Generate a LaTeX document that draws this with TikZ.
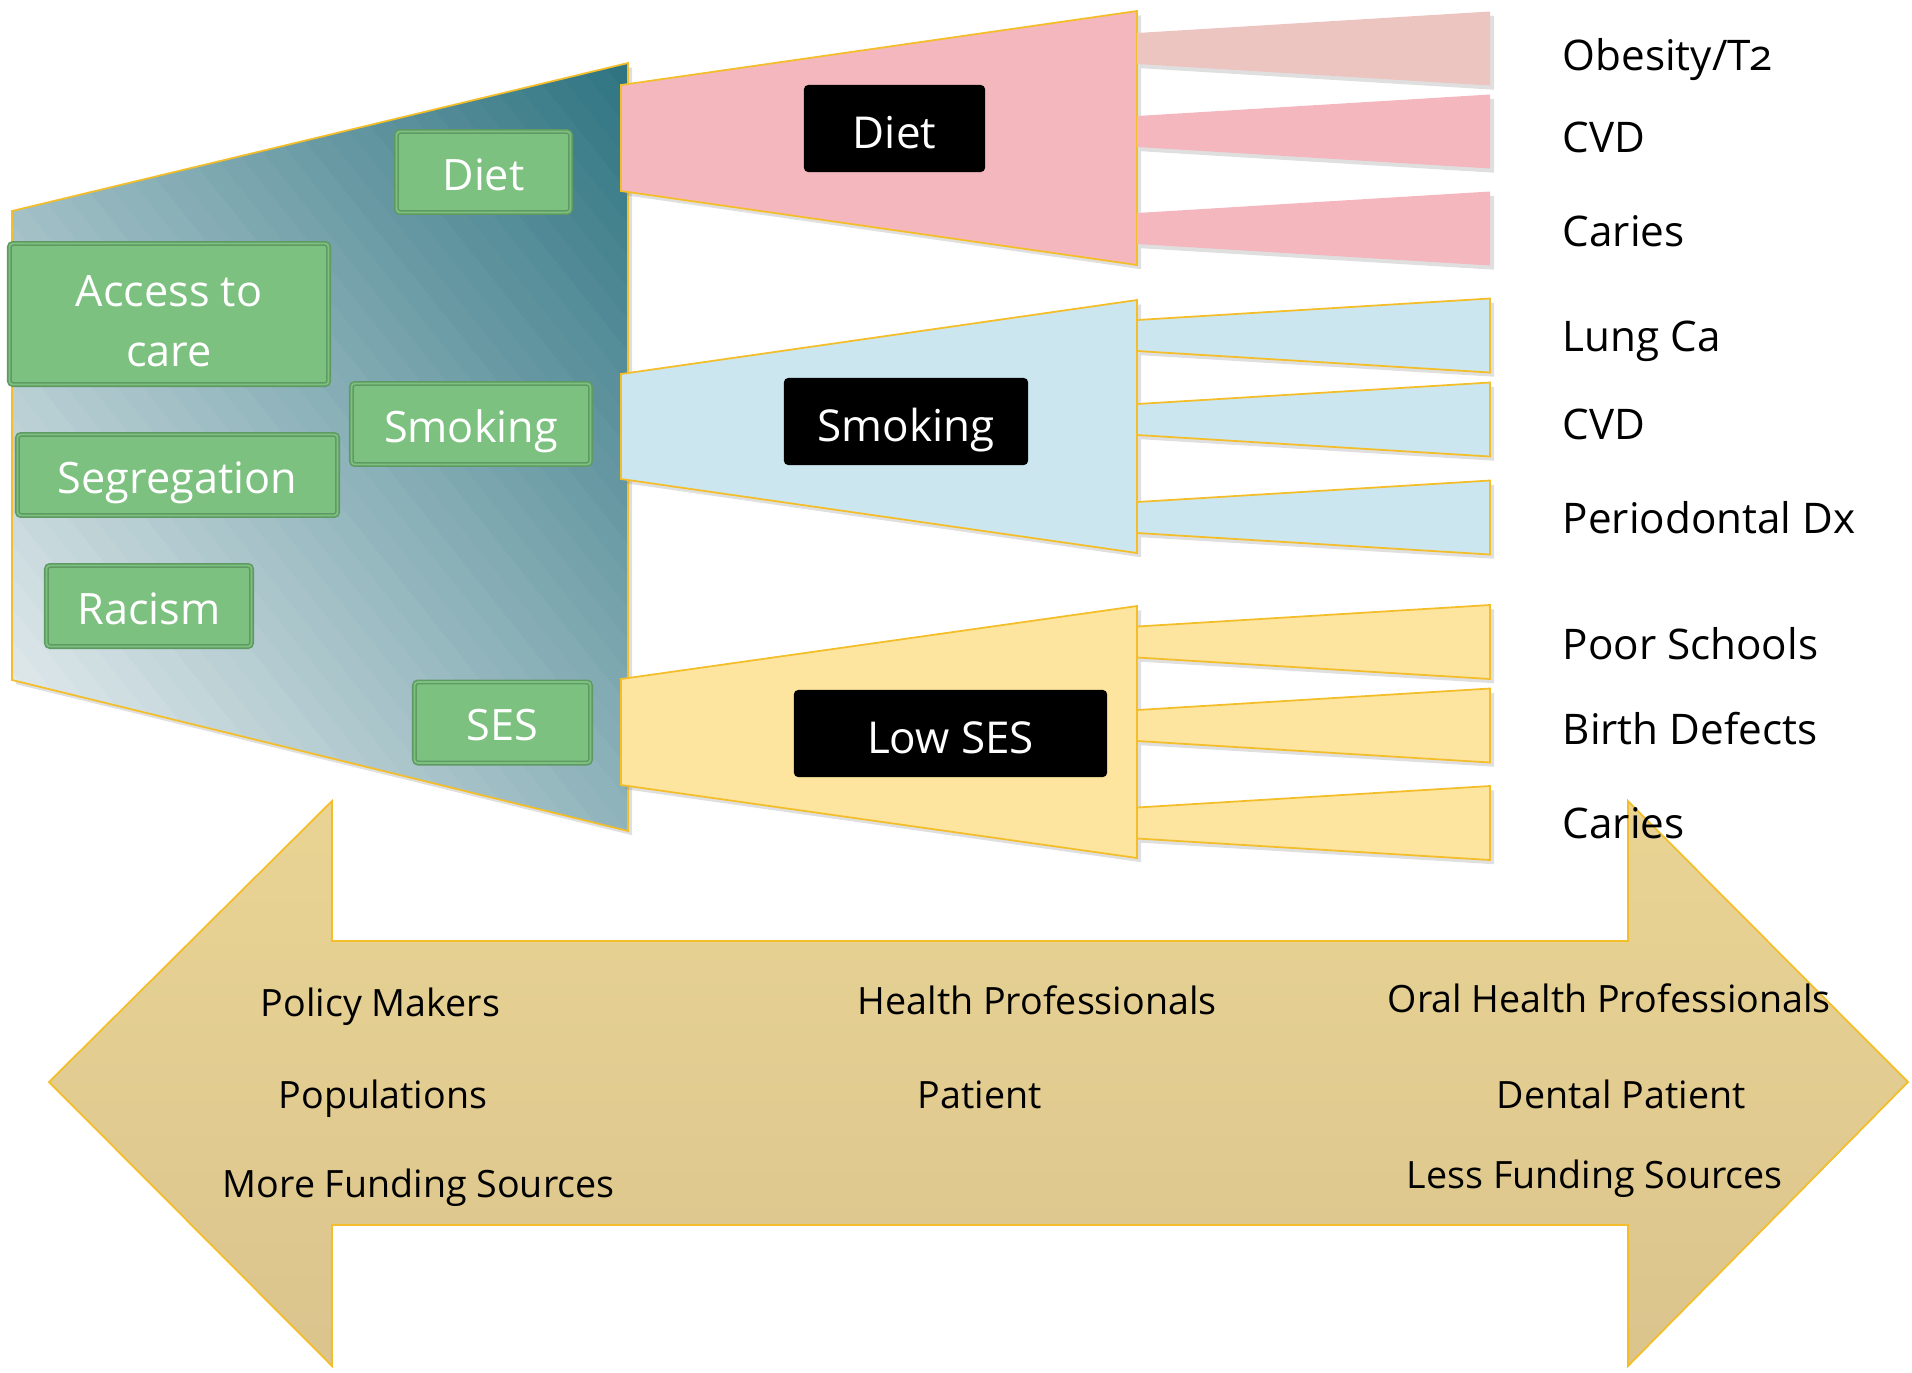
\documentclass[tikz,border=0pt]{standalone}
\usepackage{fontspec}
\setmainfont{Open Sans}[Numbers=OldStyle]
\usetikzlibrary{shadows}

\definecolor{tealdark}{HTML}{2E7381}
\definecolor{tealpale}{HTML}{F2F5F6}
\definecolor{goldline}{HTML}{F3BE2A}
\definecolor{causefill}{HTML}{7CC17F}
\definecolor{causeedge}{HTML}{5F9A63}
\definecolor{pinkfill}{HTML}{F4B7BE}
\definecolor{pinkpale}{HTML}{ECC5C1}
\definecolor{bluefill}{HTML}{CBE6EE}
\definecolor{yellowfill}{HTML}{FDE49F}
\definecolor{arrowtop}{HTML}{E9D494}
\definecolor{arrowbot}{HTML}{DBC48D}

\begin{document}
\begin{tikzpicture}[x=0.01cm, y=-0.01cm,
  causebox/.style={draw=causeedge, double=causefill, double distance=0.5pt, line width=0.45pt,
    fill=causefill, text=white, rounded corners=1pt, align=center, inner sep=0pt,
    minimum height=0.81cm, text height=10.5pt, text depth=0pt, font=\fontsize{12.3}{17}\selectfont},
  factorbox/.style={fill=black, text=white, rounded corners=1.2pt, inner sep=0pt,
    minimum height=0.87cm, text height=11.3pt, text depth=0pt, font=\fontsize{12.5}{15}\selectfont},
  outcome/.style={anchor=base west, inner sep=0pt, font=\fontsize{12}{14}\selectfont},
  actor/.style={anchor=base west, inner sep=0pt, font=\fontsize{10.7}{13}\selectfont},
  soft shadow/.style={drop shadow={shadow xshift=1.2pt, shadow yshift=-1.2pt, opacity=0.25}},
  funnel/.style={draw=goldline, line width=0.5pt, soft shadow}
]
\useasboundingbox (0,0) rectangle (1912,1372);

% double arrow at the bottom
\shadedraw[draw=goldline, line width=0.5pt, top color=arrowtop, bottom color=arrowbot]
  (49,1082) -- (332,801) -- (332,941) -- (1628,941) -- (1628,801) -- (1908,1082)
  -- (1628,1366) -- (1628,1225) -- (332,1225) -- (332,1366) -- cycle;

% causes panel, diagonal gradient in strips
\fill[soft shadow, fill=tealpale] (12,211) -- (628,63) -- (628,831) -- (12,680) -- cycle;
\begin{scope}
  \clip (12,211) -- (628,63) -- (628,831) -- (12,680) -- cycle;
  \foreach \i in {0,...,47} {
    \pgfmathsetmacro{\pct}{100*(\i+0.5)/48}
    \pgfmathsetmacro{\ca}{2*\i/48}
    \pgfmathsetmacro{\cb}{2*(\i+1)/48+0.01}
    \fill[tealdark!\pct!tealpale]
      (-604,{832-769*(\ca+1)}) -- (1244,{832-769*(\ca-2)})
      -- (1244,{832-769*(\cb-2)}) -- (-604,{832-769*(\cb+1)}) -- cycle;
  }
\end{scope}
\draw[goldline, line width=0.5pt] (12,211) -- (628,63) -- (628,831) -- (12,680) -- cycle;

% funnels
\fill[funnel, fill=pinkfill] (621,85) -- (1137,11) -- (1137,265) -- (621,191) -- cycle;
\fill[funnel, fill=bluefill] (621,374) -- (1137,300) -- (1137,553) -- (621,479) -- cycle;
\fill[funnel, fill=yellowfill] (621,679) -- (1137,606) -- (1137,858) -- (621,785) -- cycle;

% branches
\foreach \c/\col in {48.5/pinkpale, 131.5/pinkfill, 228.5/pinkfill}
  \fill[soft shadow, fill=\col] (1137,\c-15.5) -- (1490,\c-37) -- (1490,\c+37) -- (1137,\c+15.5) -- cycle;
\foreach \c in {335.5, 419.5, 517.5}
  \fill[funnel, fill=bluefill] (1137,\c-15.5) -- (1490,\c-37) -- (1490,\c+37) -- (1137,\c+15.5) -- cycle;
\foreach \c in {642, 725.5, 823}
  \fill[funnel, fill=yellowfill] (1137,\c-15.5) -- (1490,\c-37) -- (1490,\c+37) -- (1137,\c+15.5) -- cycle;

% causes
\node[causebox, minimum width=1.74cm] (dietcause) at (483.5,172) {Diet};
\node[causebox, minimum width=3.19cm, minimum height=1.41cm, text height=11.8pt]
  (access) at (169,314) {\begin{tabular}{@{}c@{}}Access to\\care\end{tabular}};
\node[causebox, minimum width=2.39cm] (smokecause) at (471,424) {Smoking};
\node[causebox, minimum width=3.20cm] (segregation) at (177.5,475) {Segregation};
\node[causebox, minimum width=2.05cm] (racism) at (149,606) {Racism};
\node[causebox, minimum width=1.76cm] (sescause) at (502.5,722.5) {SES};

% factors
\node[factorbox, minimum width=1.81cm] (dietbox) at (894.5,128.5) {Diet};
\node[factorbox, minimum width=2.44cm] (smokebox) at (906,421.5) {Smoking};
\node[factorbox, minimum width=3.13cm] (sesbox) at (950.5,733.5) {Low SES};

% outcomes
\node[outcome] (obesity) at (1562,70) {Obesity/T2};
\node[outcome] (cvddiet) at (1562,152) {CVD};
\node[outcome] (cariesdiet) at (1562,246) {Caries};
\node[outcome] (lungca) at (1562,351) {Lung Ca};
\node[outcome] (cvdsmoke) at (1562,439) {CVD};
\node[outcome] (perio) at (1562,533) {Periodontal Dx};
\node[outcome] (schools) at (1562,659) {Poor Schools};
\node[outcome] (defects) at (1562,744) {Birth Defects};
\node[outcome] (cariesses) at (1562,838) {Caries};

% actors along the arrow
\node[actor] (policy) at (260,1016) {Policy Makers};
\node[actor] (populations) at (278,1108) {Populations};
\node[actor] (morefund) at (222,1197) {More Funding Sources};
\node[actor] (healthpro) at (857,1014) {Health Professionals};
\node[actor] (patient) at (917,1108) {Patient};
\node[actor] (oralpro) at (1387,1012) {Oral Health Professionals};
\node[actor] (dentalpt) at (1496,1108) {Dental Patient};
\node[actor] (lessfund) at (1406,1188) {Less Funding Sources};
\end{tikzpicture}
\end{document}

* [The request] Each line of the material must be retyped exactly, except that images are omitted.

* [Expected output]
Generate a LaTeX document that draws this with TikZ.
\documentclass[tikz,border=0pt]{standalone}
\usepackage{fontspec}
\setmainfont{Open Sans}[Numbers=OldStyle]
\usetikzlibrary{shadows}

\definecolor{tealdark}{HTML}{2E7381}
\definecolor{tealpale}{HTML}{F2F5F6}
\definecolor{goldline}{HTML}{F3BE2A}
\definecolor{causefill}{HTML}{7CC17F}
\definecolor{causeedge}{HTML}{5F9A63}
\definecolor{pinkfill}{HTML}{F4B7BE}
\definecolor{pinkpale}{HTML}{ECC5C1}
\definecolor{bluefill}{HTML}{CBE6EE}
\definecolor{yellowfill}{HTML}{FDE49F}
\definecolor{arrowtop}{HTML}{E9D494}
\definecolor{arrowbot}{HTML}{DBC48D}

\begin{document}
\begin{tikzpicture}[x=0.01cm, y=-0.01cm,
  causebox/.style={draw=causeedge, double=causefill, double distance=0.5pt, line width=0.45pt,
    fill=causefill, text=white, rounded corners=1pt, align=center, inner sep=0pt,
    minimum height=0.81cm, text height=10.5pt, text depth=0pt, font=\fontsize{12.3}{17}\selectfont},
  factorbox/.style={fill=black, text=white, rounded corners=1.2pt, inner sep=0pt,
    minimum height=0.87cm, text height=11.3pt, text depth=0pt, font=\fontsize{12.5}{15}\selectfont},
  outcome/.style={anchor=base west, inner sep=0pt, font=\fontsize{12}{14}\selectfont},
  actor/.style={anchor=base west, inner sep=0pt, font=\fontsize{10.7}{13}\selectfont},
  soft shadow/.style={drop shadow={shadow xshift=1.2pt, shadow yshift=-1.2pt, opacity=0.25}},
  funnel/.style={draw=goldline, line width=0.5pt, soft shadow}
]
\useasboundingbox (0,0) rectangle (1912,1372);

% double arrow at the bottom
\shadedraw[draw=goldline, line width=0.5pt, top color=arrowtop, bottom color=arrowbot]
  (49,1082) -- (332,801) -- (332,941) -- (1628,941) -- (1628,801) -- (1908,1082)
  -- (1628,1366) -- (1628,1225) -- (332,1225) -- (332,1366) -- cycle;

% causes panel, diagonal gradient in strips
\fill[soft shadow, fill=tealpale] (12,211) -- (628,63) -- (628,831) -- (12,680) -- cycle;
\begin{scope}
  \clip (12,211) -- (628,63) -- (628,831) -- (12,680) -- cycle;
  \foreach \i in {0,...,47} {
    \pgfmathsetmacro{\pct}{100*(\i+0.5)/48}
    \pgfmathsetmacro{\ca}{2*\i/48}
    \pgfmathsetmacro{\cb}{2*(\i+1)/48+0.01}
    \fill[tealdark!\pct!tealpale]
      (-604,{832-769*(\ca+1)}) -- (1244,{832-769*(\ca-2)})
      -- (1244,{832-769*(\cb-2)}) -- (-604,{832-769*(\cb+1)}) -- cycle;
  }
\end{scope}
\draw[goldline, line width=0.5pt] (12,211) -- (628,63) -- (628,831) -- (12,680) -- cycle;

% funnels
\fill[funnel, fill=pinkfill] (621,85) -- (1137,11) -- (1137,265) -- (621,191) -- cycle;
\fill[funnel, fill=bluefill] (621,374) -- (1137,300) -- (1137,553) -- (621,479) -- cycle;
\fill[funnel, fill=yellowfill] (621,679) -- (1137,606) -- (1137,858) -- (621,785) -- cycle;

% branches
\foreach \c/\col in {48.5/pinkpale, 131.5/pinkfill, 228.5/pinkfill}
  \fill[soft shadow, fill=\col] (1137,\c-15.5) -- (1490,\c-37) -- (1490,\c+37) -- (1137,\c+15.5) -- cycle;
\foreach \c in {335.5, 419.5, 517.5}
  \fill[funnel, fill=bluefill] (1137,\c-15.5) -- (1490,\c-37) -- (1490,\c+37) -- (1137,\c+15.5) -- cycle;
\foreach \c in {642, 725.5, 823}
  \fill[funnel, fill=yellowfill] (1137,\c-15.5) -- (1490,\c-37) -- (1490,\c+37) -- (1137,\c+15.5) -- cycle;

% causes
\node[causebox, minimum width=1.74cm] (dietcause) at (483.5,172) {Diet};
\node[causebox, minimum width=3.19cm, minimum height=1.41cm, text height=11.8pt]
  (access) at (169,314) {\begin{tabular}{@{}c@{}}Access to\\care\end{tabular}};
\node[causebox, minimum width=2.39cm] (smokecause) at (471,424) {Smoking};
\node[causebox, minimum width=3.20cm] (segregation) at (177.5,475) {Segregation};
\node[causebox, minimum width=2.05cm] (racism) at (149,606) {Racism};
\node[causebox, minimum width=1.76cm] (sescause) at (502.5,722.5) {SES};

% factors
\node[factorbox, minimum width=1.81cm] (dietbox) at (894.5,128.5) {Diet};
\node[factorbox, minimum width=2.44cm] (smokebox) at (906,421.5) {Smoking};
\node[factorbox, minimum width=3.13cm] (sesbox) at (950.5,733.5) {Low SES};

% outcomes
\node[outcome] (obesity) at (1562,70) {Obesity/T2};
\node[outcome] (cvddiet) at (1562,152) {CVD};
\node[outcome] (cariesdiet) at (1562,246) {Caries};
\node[outcome] (lungca) at (1562,351) {Lung Ca};
\node[outcome] (cvdsmoke) at (1562,439) {CVD};
\node[outcome] (perio) at (1562,533) {Periodontal Dx};
\node[outcome] (schools) at (1562,659) {Poor Schools};
\node[outcome] (defects) at (1562,744) {Birth Defects};
\node[outcome] (cariesses) at (1562,838) {Caries};

% actors along the arrow
\node[actor] (policy) at (260,1016) {Policy Makers};
\node[actor] (populations) at (278,1108) {Populations};
\node[actor] (morefund) at (222,1197) {More Funding Sources};
\node[actor] (healthpro) at (857,1014) {Health Professionals};
\node[actor] (patient) at (917,1108) {Patient};
\node[actor] (oralpro) at (1387,1012) {Oral Health Professionals};
\node[actor] (dentalpt) at (1496,1108) {Dental Patient};
\node[actor] (lessfund) at (1406,1188) {Less Funding Sources};
\end{tikzpicture}
\end{document}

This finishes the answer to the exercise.